Этот вопрос очень актуален. Мы делали спектакль полгода назад, но и сейчас эта тема звучит очень остро. По крайней мере, для меня.

– Есть ли разнице между тем, как спектакль восприняли в Харькове и в Киеве?

– Нет. Кардинальной нет. Для Харькова, как мне кажется, это был очень важный спектакль. Это, действительно, новейшая история города Х (Харькова). Для нас, как для актеров и для людей, которые живут в Харькове, эти события определяющие.

Для многих Харьковчан было важно услышать это переформировано со сцены. Многие, кто сидел в зале были под ОДА в 2014. Это было важно для многих услышать эти истории. И эти истории с фронта. Все военные, с которыми мы работали в Харькове и области (ведь мы ездили в военные части), говорят по-русски. Все военные. И они воюют на равных.

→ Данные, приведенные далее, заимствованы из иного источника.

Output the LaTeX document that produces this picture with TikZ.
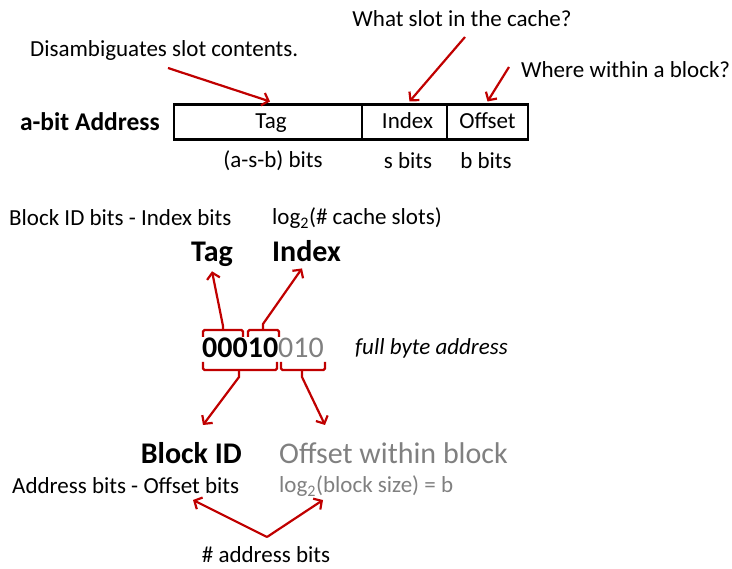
\documentclass[tikz,border=0pt]{standalone}
\usepackage{fontspec}
\setmainfont{Carlito}
\usetikzlibrary{arrows.meta,positioning,calc}

\definecolor{slidered}{RGB}{192,0,0}
\definecolor{lowgray}{RGB}{128,128,128}

\begin{document}
\begin{tikzpicture}[
  x=1pt,y=-1pt,
  txt/.style={font=\fontsize{23}{27}\selectfont, inner sep=0pt},
  big/.style={font=\fontsize{30}{34}\selectfont\bfseries, inner sep=0pt},
  field/.style={draw=black, line width=2.2pt, minimum height=35pt, inner sep=0pt, outer sep=0pt,
    text height=17pt, text depth=3pt, font=\fontsize{23}{27}\selectfont},
  ptr/.style={draw=slidered, line width=2.2pt, -{Straight Barb[length=6pt,width=13pt]}},
  bkt/.style={draw=slidered, line width=2.2pt, rounded corners=1.5pt},
]
\useasboundingbox (0,0) rectangle (732,569);

% the address and its three fields
\node[field, minimum width=188pt] (tagf) at (268,122) {\hspace{6pt}Tag};
\node[field, minimum width=85pt, right=0pt of tagf] (indf) {\hspace{6pt}Index};
\node[field, minimum width=81pt, right=0pt of indf] (offf) {Offset};
\node[txt, font=\fontsize{25.5}{29}\selectfont\bfseries, anchor=east] (addr) at (160,122) {a-bit Address};

\node[txt] (tagbits) at (273,161) {(a-s-b) bits};
\node[txt] (indbits) at (408,161) {s bits};
\node[txt] (offbits) at (486,161) {b bits};

% what each field is for
\node[txt, anchor=west] (disamb) at (30,50) {Disambiguates slot contents.};
\node[txt] (whatslot) at (462,19) {What slot in the cache?};
\node[txt, anchor=west] (where) at (521,70) {Where within a block?};
\coordinate (disfrom) at (168,68);
\coordinate (slotfrom) at (465,37);
\coordinate (wherefrom) at (509,67);
\draw[ptr] (disfrom) -- ([xshift=2pt,yshift=3pt]tagf.north);
\draw[ptr] (slotfrom) -- ([xshift=5pt,yshift=3pt]indf.north);
\draw[ptr] (wherefrom) -- ([yshift=3pt]offf.north);

% byte address example
\node[txt, anchor=west] (bidtxt) at (9,218) {Block ID bits - Index bits};
\node[txt, anchor=west] (logslots) at (272,218) {log\textsubscript{2}(\# cache slots)};
\node[big, anchor=base] (tagl) at (212,262) {Tag};
\node[big, anchor=base west] (indl) at (272,262) {Index};

\node[inner sep=0pt, anchor=west, font=\fontsize{30}{34}\selectfont] (bits) at (202,348)
  {\textbf{00010}\textcolor{lowgray}{010}};
\node[txt, font=\fontsize{23}{27}\selectfont\itshape, anchor=west] (full) at (355,348) {full byte address};

% brackets over and under the bits
\draw[bkt] (203,337) -- (203,330) -- (243,330) -- (243,337);
\draw[bkt] (248,337) -- (248,330) -- (279,330) -- (279,337);
\draw[bkt] (203,362) -- (203,370) -- (277,370) -- (277,362);
\draw[bkt] (281,362) -- (281,370) -- (325,370) -- (325,362);
\coordinate (tagup) at (223,330);
\coordinate (indup) at (263,330);
\coordinate (blkdn) at (239,370);
\coordinate (offdn) at (302,370);
\draw[ptr] (tagup) -- ++(0,-4) -- ([yshift=-4pt]tagl.south);
\draw[ptr] (indup) -- ++(0,-6) -- ([xshift=30pt,yshift=-6pt]indl.south west);
\draw[ptr] (blkdn) -- ++(0,7) -- (203,425);
\draw[ptr] (offdn) -- ++(0,7) -- (325,425);

% block id and offset
\node[big, anchor=east] (blkid) at (242,453) {Block ID};
\node[txt, font=\fontsize{30}{34}\selectfont, text=lowgray, anchor=west] (offin) at (279,453) {Offset within block};
\node[txt, anchor=west] (addrbits) at (12,486) {Address bits - Offset bits};
\node[txt, text=lowgray, anchor=west] (logblk) at (279,486) {log\textsubscript{2}(block size) = b};

\node[txt] (nbits) at (266,555) {\# address bits};
\coordinate (apex) at (267,537);
\draw[ptr] (apex) -- (193,500);
\draw[ptr] (apex) -- (323,500);
\end{tikzpicture}
\end{document}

Игорь: Мы играли "ДПЮ" и в Запорожье и в Днепропетровске. Одинаково реагируют.

– А на Западную возили?

Оксана: Нет ещё. Нас вот приглашают во Львов. Мы надеемся, что это сбудется.

Игорь: Каждый видит в этом спектакле ответы на свои вопросы. Хотя даже не ответы, а сам факт того, что эти вопросы поднимаются – уже важно.

Вот ребята, такого же возраста, как и мы, они подходили после спектакля и говорили: "Спасибо, что вы подняли эти темы". У многих есть ощущение, что только они живут с этими вопросами.